A fully covariant mean-field dynamo closure for numerical 3+1 resistive GRMHD

TL;DR

This paper introduces a fully covariant mean-field dynamo closure for 3+1 resistive GRMHD simulations, enabling the modeling of magnetic field amplification via dynamo processes in relativistic astrophysical environments.

Contribution

It presents the first implementation of a covariant dynamo closure within a 3+1 resistive GRMHD framework, extending numerical modeling capabilities for astrophysical plasmas.

Findings

Successful implementation of the dynamo closure in the X-ECHO code.

Numerical tests agree with analytical solutions where available.

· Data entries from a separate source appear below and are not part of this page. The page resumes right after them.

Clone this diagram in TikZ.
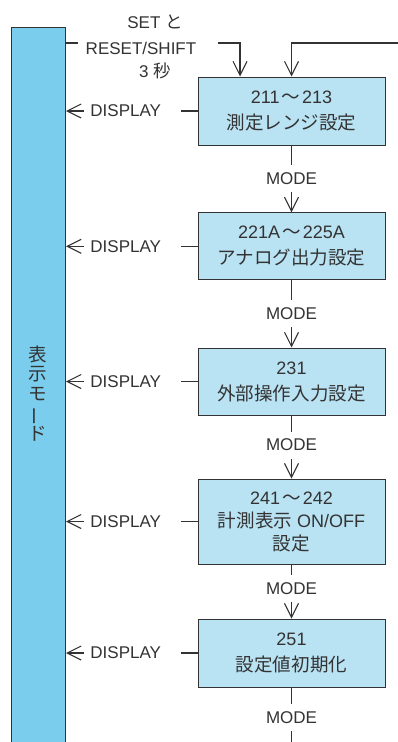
\documentclass[tikz,border=0pt]{standalone}
\usepackage{fontspec}
\setmainfont{Liberation Sans}
\newfontfamily\jp{Noto Sans CJK JP}[Scale=1.03]
\usepackage{graphicx}
\usetikzlibrary{arrows.meta}
\definecolor{barblue}{HTML}{7ACDEC}
\definecolor{boxblue}{HTML}{B9E2F3}
\definecolor{ink}{HTML}{333333}
\newcommand{\wdash}{\hspace{2pt}{\jp ～}\hspace{2pt}}
\begin{document}
\begin{tikzpicture}[x=1pt,y=-1pt,
  line/.style={draw=ink, line width=1.1pt},
  arr/.style={line, -{Straight Barb[length=14pt,width=14pt]}},
  stepbox/.style={draw=ink, line width=1pt, fill=boxblue, minimum width=187pt,
    inner sep=0pt, align=center, font=\fontsize{18}{26}\selectfont, text=ink},
  lbl/.style={font=\fontsize{17}{20}\selectfont, text=ink, inner sep=0pt},
  modelbl/.style={lbl, fill=white, inner xsep=4pt, inner ysep=7.5pt},
  displbl/.style={lbl, fill=white, inner xsep=6pt, inner ysep=4pt},
]
\useasboundingbox (0,0) rectangle (398,742);

% left bar
\node[draw=ink, line width=1pt, fill=barblue, minimum width=54.5pt,
  minimum height=720pt, anchor=north west, inner sep=0pt] (bar) at (10.5,27) {};
\node[font=\jp\fontsize{18}{19.5}\selectfont, align=center, inner sep=0pt, text=ink]
  (bartext) at (37.5,393.5) {表\\示\\モ\\\rotatebox[origin=c]{90}{ー}\\ド};

% boxes
\node[stepbox, minimum height=68pt] (b1) at (291.5,111)
  {211\wdash 213\\{\jp 測定レンジ設定}};
\node[stepbox, minimum height=67pt] (b2) at (291.5,246.3)
  {221A\wdash 225A\\{\jp アナログ出力設定}};
\node[stepbox, minimum height=67pt] (b3) at (291.5,381.5)
  {231\\{\jp 外部操作入力設定}};
\node[stepbox, minimum height=85pt, font=\fontsize{18}{23}\selectfont] (b4) at (291.5,521.5)
  {241\wdash 242\\{\jp 計測表示} ON/OFF\\{\jp 設定}};
\node[stepbox, minimum height=68pt] (b5) at (291.5,653)
  {251\\{\jp 設定値初期化}};

% top entry texts
\node[lbl, anchor=base] (t1) at (155,28) {SET {\jp と}};
\node[lbl, anchor=base] (t2) at (141,54.5) {RESET/SHIFT};
\node[lbl, anchor=base] (t3) at (155,77.5) {3 {\jp 秒}};

% top entry connectors
\coordinate (s0) at (65,43);
\coordinate (s1) at (78,43);
\coordinate (s2) at (218,43);
\coordinate (loop) at (398,43);
\draw[line] (s0) -- (s1);
\draw[arr] (s2) -| ([xshift=-51.5pt]b1.north);
\draw[arr] (loop) -| (b1.north);

% MODE connectors
\draw[arr] (b1.south) -- (b2.north) node[modelbl, pos=0.49] {MODE};
\draw[arr] (b2.south) -- (b3.north) node[modelbl, pos=0.49] {MODE};
\draw[arr] (b3.south) -- (b4.north) node[modelbl, pos=0.47] {MODE};
\draw[arr] (b4.south) -- (b5.north) node[modelbl, pos=0.44] {MODE};
\coordinate (tail) at (291.5,747);
\draw[line] (b5.south) -- (tail) node[modelbl, pos=0.5] {MODE};

% DISPLAY connectors
\foreach \b in {b1,b2,b3,b4,b5}{
  \draw[arr] (\b.west) -- (\b.west -| bar.east)
    node[displbl, pos=0.4925] {DISPLAY\hspace*{14pt}};
}
\end{tikzpicture}
\end{document}
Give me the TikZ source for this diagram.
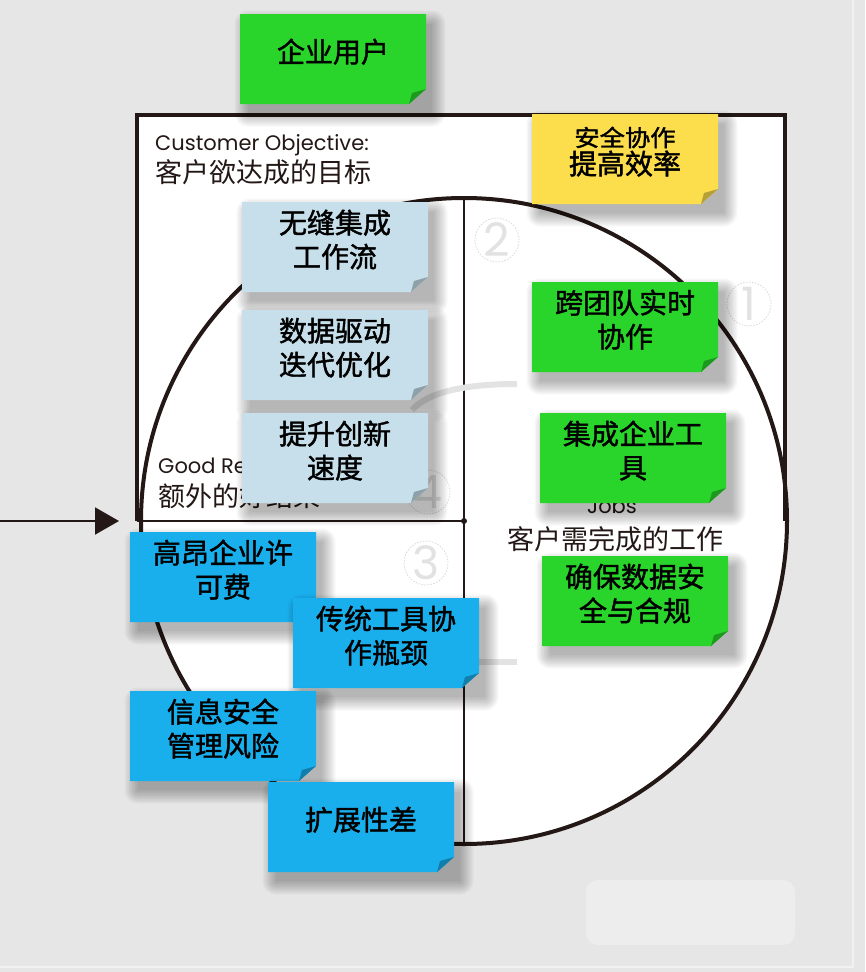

Demonstrates the potential to model magnetic field amplification in relativistic systems.

Abstract

The powerful high-energy phenomena typically encountered in astrophysics invariably involve physical engines, like neutron stars and black hole accretion disks, characterized by a combination of highly magnetized plasmas, strong gravitational fields, and relativistic motions. In recent years numerical schemes for General Relativistic MHD (GRMHD) have been developed to model the multidimensional dynamics of such systems, including the possibility of an evolving spacetime. Such schemes have been also extended beyond the ideal limit including the effects of resistivity, in an attempt to model dissipative physical processes acting on small scales (sub-grid effects) over the global dynamics. Along the same lines, magnetic fields could be amplified by the presence of turbulent dynamo processes, as often invoked to explain the high values of magnetization required in accretion disks and neutron stars. Here we present, for the first time, a further extension to include the possibility of a mean-field dynamo action within the framework of numerical 3+1 (resistive) GRMHD. A fully covariant dynamo closure is proposed, in analogy with the classical theory, assuming a simple alpha-effect in the comoving frame. Its implementation into a finite-difference scheme for GRMHD in dynamical spacetimes [the X-ECHO code: (Bucciantini and Del Zanna 2011)] is described, and a set of numerical test is presented and compared with analytical solutions wherever possible.